Below are some records. How many of their lines contain the string "that"? Give the number only.

begin Materials provided

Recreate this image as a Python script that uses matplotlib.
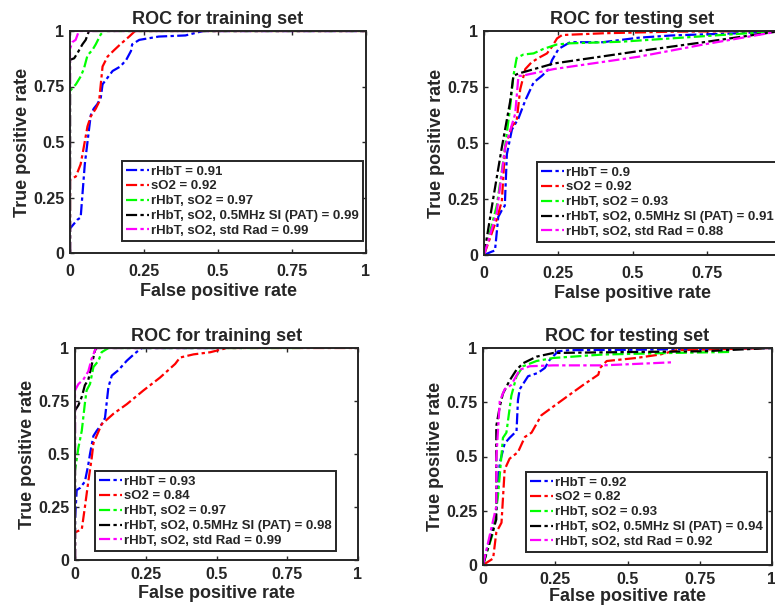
import matplotlib
matplotlib.use("Agg")
import matplotlib.pyplot as plt

plt.rcParams['font.family'] = ['Liberation Sans', 'DejaVu Sans']
plt.rcParams['font.weight'] = 'bold'

W, H = 775, 611
labels_ = ["rHbT", "sO2", "rHbT, sO2", "rHbT, sO2, 0.5MHz SI (PAT)", "rHbT, sO2, std Rad"]
colors = ["#0000ff", "#ff0000", "#00ff00", "#000000", "#ff00ff"]

titles = ["ROC for training set", "ROC for testing set", "ROC for training set", "ROC for testing set"]
auc = [[0.91, 0.92, 0.97, 0.99, 0.99],
       [0.9, 0.92, 0.93, 0.91, 0.88],
       [0.93, 0.84, 0.97, 0.98, 0.99],
       [0.92, 0.82, 0.93, 0.94, 0.92]]
ticks = [0, 0.25, 0.5, 0.75, 1]
tick_labels = ["0", "0.25", "0.5", "0.75", "1"]

# Panel 1: training (top)
p1_blue_x = [0, 0, 0.025, 0.036, 0.05, 0.07, 0.08, 0.092, 0.104, 0.11, 0.127, 0.144, 0.17, 0.19, 0.206, 0.21, 0.234, 0.30, 0.39, 0.45, 1.0]
p1_blue_y = [0, 0.11, 0.15, 0.16, 0.40, 0.62, 0.65, 0.67, 0.70, 0.76, 0.79, 0.82, 0.84, 0.87, 0.91, 0.94, 0.96, 0.975, 0.98, 1.0, 1.0]
p1_red_x = [0, 0, 0.02, 0.036, 0.047, 0.059, 0.07, 0.087, 0.098, 0.11, 0.127, 0.15, 0.17, 0.2, 0.22, 1.0]
p1_red_y = [0, 0.33, 0.345, 0.40, 0.48, 0.57, 0.615, 0.65, 0.68, 0.84, 0.885, 0.915, 0.94, 0.975, 1.0, 1.0]
p1_green_x = [0, 0, 0.02, 0.036, 0.047, 0.059, 0.076, 0.087, 0.104, 0.115, 1.0]
p1_green_y = [0, 0.73, 0.76, 0.795, 0.83, 0.89, 0.915, 0.94, 0.985, 1.0, 1.0]
p1_black_x = [0, 0, 0.014, 0.025, 0.042, 0.053, 0.064, 1.0]
p1_black_y = [0, 0.87, 0.877, 0.9, 0.94, 0.96, 1.0, 1.0]
p1_mag_x = [0, 0, 0.008, 0.019, 0.03, 1.0]
p1_mag_y = [0, 0.92, 0.95, 0.96, 1.0, 1.0]

# Panel 2: testing (top)
p2_blue_x = [0, 0.026, 0.037, 0.048, 0.06, 0.07, 0.077, 0.094, 0.116, 0.139, 0.167, 0.195, 0.218, 0.229, 0.251, 0.29, 0.40, 0.52, 0.63, 0.855, 1.0]
p2_blue_y = [0, 0.015, 0.02, 0.17, 0.2, 0.22, 0.45, 0.56, 0.61, 0.69, 0.77, 0.80, 0.83, 0.87, 0.92, 0.95, 0.95, 0.97, 0.98, 0.99, 1.0]
p2_red_x = [0, 0.043, 0.06, 0.071, 0.094, 0.11, 0.122, 0.139, 0.16, 0.184, 0.212, 0.229, 0.246, 0.263, 0.404, 0.63, 1.0]
p2_red_y = [0, 0.16, 0.24, 0.48, 0.575, 0.60, 0.74, 0.83, 0.86, 0.88, 0.90, 0.93, 0.967, 0.982, 0.99, 0.997, 1.0]
p2_green_x = [0, 0.043, 0.065, 0.088, 0.099, 0.11, 0.133, 0.167, 0.20, 0.246, 0.29, 0.46, 0.63, 1.0]
p2_green_y = [0, 0.22, 0.42, 0.66, 0.80, 0.88, 0.895, 0.90, 0.92, 0.94, 0.945, 0.952, 0.967, 1.0]
p2_black_x = [0, 0.032, 0.06, 0.088, 0.099, 0.116, 0.235, 0.52, 0.74, 1.0]
p2_black_y = [0, 0.26, 0.48, 0.685, 0.80, 0.81, 0.855, 0.91, 0.95, 1.0]
p2_mag_x = [0, 0.043, 0.071, 0.105, 0.116, 0.127, 0.235, 0.52, 0.74, 1.0]
p2_mag_y = [0, 0.19, 0.48, 0.63, 0.80, 0.80, 0.83, 0.885, 0.94, 1.0]

# Panel 3: training (bottom)
p3_blue_x = [0, 0, 0.006, 0.018, 0.035, 0.047, 0.053, 0.065, 0.077, 0.094, 0.106, 0.118, 0.13, 0.153, 0.183, 0.212, 0.236, 0.50]
p3_blue_y = [0, 0.185, 0.33, 0.34, 0.37, 0.45, 0.50, 0.585, 0.61, 0.64, 0.67, 0.815, 0.87, 0.895, 0.94, 0.975, 1.0, 1.0]
p3_red_x = [0, 0, 0.024, 0.035, 0.047, 0.059, 0.065, 0.094, 0.136, 0.183, 0.242, 0.30, 0.354, 0.371, 0.419, 0.478, 0.537, 1.0]
p3_red_y = [0, 0.13, 0.145, 0.25, 0.37, 0.48, 0.55, 0.64, 0.69, 0.735, 0.80, 0.86, 0.925, 0.955, 0.97, 0.98, 1.0, 1.0]
p3_green_x = [0, 0, 0.012, 0.024, 0.035, 0.041, 0.053, 0.065, 0.083, 0.094, 0.118, 0.81]
p3_green_y = [0, 0.42, 0.53, 0.61, 0.74, 0.80, 0.83, 0.91, 0.94, 0.98, 1.0, 1.0]
p3_black_x = [0, 0, 0.012, 0.024, 0.035, 0.047, 0.059, 0.071, 0.077, 0.59]
p3_black_y = [0, 0.705, 0.73, 0.77, 0.825, 0.85, 0.92, 0.99, 1.0, 1.0]
p3_mag_x = [0, 0, 0.012, 0.029, 0.047, 0.059, 0.074, 0.52]
p3_mag_y = [0, 0.80, 0.83, 0.85, 0.89, 0.95, 1.0, 1.0]

# Panel 4: testing (bottom)
p4_blue_x = [0, 0.017, 0.035, 0.046, 0.058, 0.075, 0.092, 0.116, 0.121, 0.127, 0.156, 0.19, 0.214, 0.231, 0.26, 0.30, 0.53, 1.0]
p4_blue_y = [0, 0.087, 0.18, 0.256, 0.47, 0.56, 0.586, 0.617, 0.76, 0.81, 0.87, 0.885, 0.908, 0.946, 0.985, 0.99, 0.992, 1.0]
p4_red_x = [0, 0.035, 0.046, 0.064, 0.075, 0.092, 0.121, 0.145, 0.168, 0.202, 0.243, 0.30, 0.347, 0.399, 0.405, 0.428, 0.53, 0.613, 0.67, 1.0]
p4_red_y = [0, 0.03, 0.15, 0.195, 0.44, 0.49, 0.52, 0.59, 0.61, 0.69, 0.73, 0.785, 0.83, 0.877, 0.908, 0.94, 0.954, 0.97, 0.99, 1.0]
p4_green_x = [0, 0.035, 0.052, 0.069, 0.081, 0.098, 0.116, 0.139, 0.185, 0.243, 0.416, 0.647, 0.861]
p4_green_y = [0, 0.15, 0.32, 0.586, 0.61, 0.78, 0.87, 0.916, 0.94, 0.954, 0.97, 0.977, 0.982]
p4_black_x = [0, 0.046, 0.046, 0.058, 0.069, 0.092, 0.116, 0.139, 0.185, 0.243, 0.416, 0.763, 1.0]
p4_black_y = [0, 0.21, 0.64, 0.73, 0.79, 0.85, 0.90, 0.93, 0.96, 0.977, 0.98, 0.985, 1.0]
p4_mag_x = [0, 0.046, 0.046, 0.058, 0.075, 0.098, 0.127, 0.162, 0.243, 0.416, 0.653]
p4_mag_y = [0, 0.27, 0.49, 0.755, 0.81, 0.83, 0.90, 0.916, 0.92, 0.92, 0.934]

panels = [
    [(p1_blue_x, p1_blue_y), (p1_red_x, p1_red_y), (p1_green_x, p1_green_y), (p1_black_x, p1_black_y), (p1_mag_x, p1_mag_y)],
    [(p2_blue_x, p2_blue_y), (p2_red_x, p2_red_y), (p2_green_x, p2_green_y), (p2_black_x, p2_black_y), (p2_mag_x, p2_mag_y)],
    [(p3_blue_x, p3_blue_y), (p3_red_x, p3_red_y), (p3_green_x, p3_green_y), (p3_black_x, p3_black_y), (p3_mag_x, p3_mag_y)],
    [(p4_blue_x, p4_blue_y), (p4_red_x, p4_red_y), (p4_green_x, p4_green_y), (p4_black_x, p4_black_y), (p4_mag_x, p4_mag_y)],
]

# axes boxes in pixels: left, right, top, bottom
boxes = [(70, 366, 31, 253), (484, 781, 31, 255), (75, 358, 348, 560), (483, 772, 348, 565)]
# legend lower-right corner in pixels
leg_corner = [(363, 241), (778, 242), (336, 551), (767, 552)]
xtick_pad = [8, 8, 5, 5]
xlabel_pad = [3, 3, 2, 0.5]

fig = plt.figure(figsize=(W / 100, H / 100), dpi=100)
ls = (0, (5, 1.5, 1.5, 1.5))
txt = "#262626"

for i in range(4):
    l, r, t, b = boxes[i]
    ax = fig.add_axes([l / W, 1 - b / H, (r - l) / W, (b - t) / H])
    for j, (xs, ys) in enumerate(panels[i]):
        ax.plot(xs, ys, color=colors[j], lw=1.6, linestyle=ls,
                label=f"{labels_[j]} = {auc[i][j]:g}")
    ax.set_xlim(0, 1)
    ax.set_ylim(0, 1)
    ax.set_xticks(ticks)
    xl = list(tick_labels)
    if i == 1:
        xl[-1] = ""  # cut off by the figure edge in the reference
    ax.set_xticklabels(xl)
    ax.set_yticks(ticks)
    ax.set_yticklabels(tick_labels)
    ax.tick_params(direction='in', length=3, width=1, top=True, right=True,
                   labelsize=11.5, colors=txt, labelcolor=txt)
    ax.tick_params(axis='x', pad=xtick_pad[i])
    ax.tick_params(axis='y', pad=4)
    for lab in ax.get_xticklabels() + ax.get_yticklabels():
        lab.set_fontweight('bold')
    for s in ax.spines.values():
        s.set_linewidth(1.4)
        s.set_color(txt)
    ax.set_title(titles[i], fontsize=13, fontweight='bold', pad=5, color=txt)
    ax.set_xlabel("False positive rate", fontsize=13, fontweight='bold',
                  labelpad=xlabel_pad[i], color=txt)
    ax.set_ylabel("True positive rate", fontsize=13, fontweight='bold', labelpad=1.5, color=txt)
    lx, ly = leg_corner[i]
    leg = ax.legend(loc='lower right', bbox_to_anchor=(lx / W, 1 - ly / H),
                    bbox_transform=fig.transFigure, borderaxespad=0,
                    fancybox=False, framealpha=1, edgecolor=txt,
                    prop={'weight': 'bold', 'size': 9.5}, handlelength=1.75,
                    handletextpad=0.15, labelspacing=0.2, borderpad=0.3)
    leg.get_frame().set_linewidth(1.4)
    for tx in leg.get_texts():
        tx.set_color(txt)

fig.savefig("out.png", dpi=100)
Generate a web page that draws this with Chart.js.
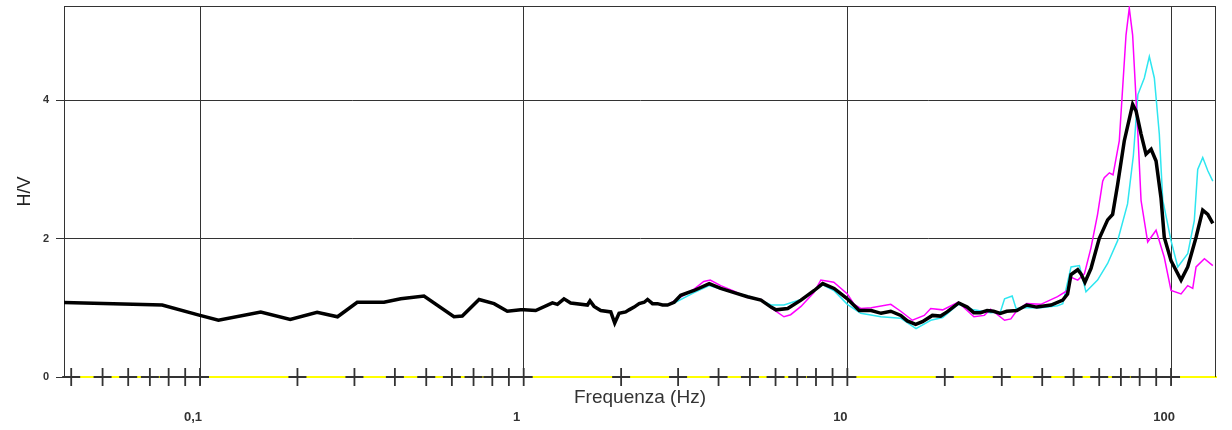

end Materials provided

Result for this task:
2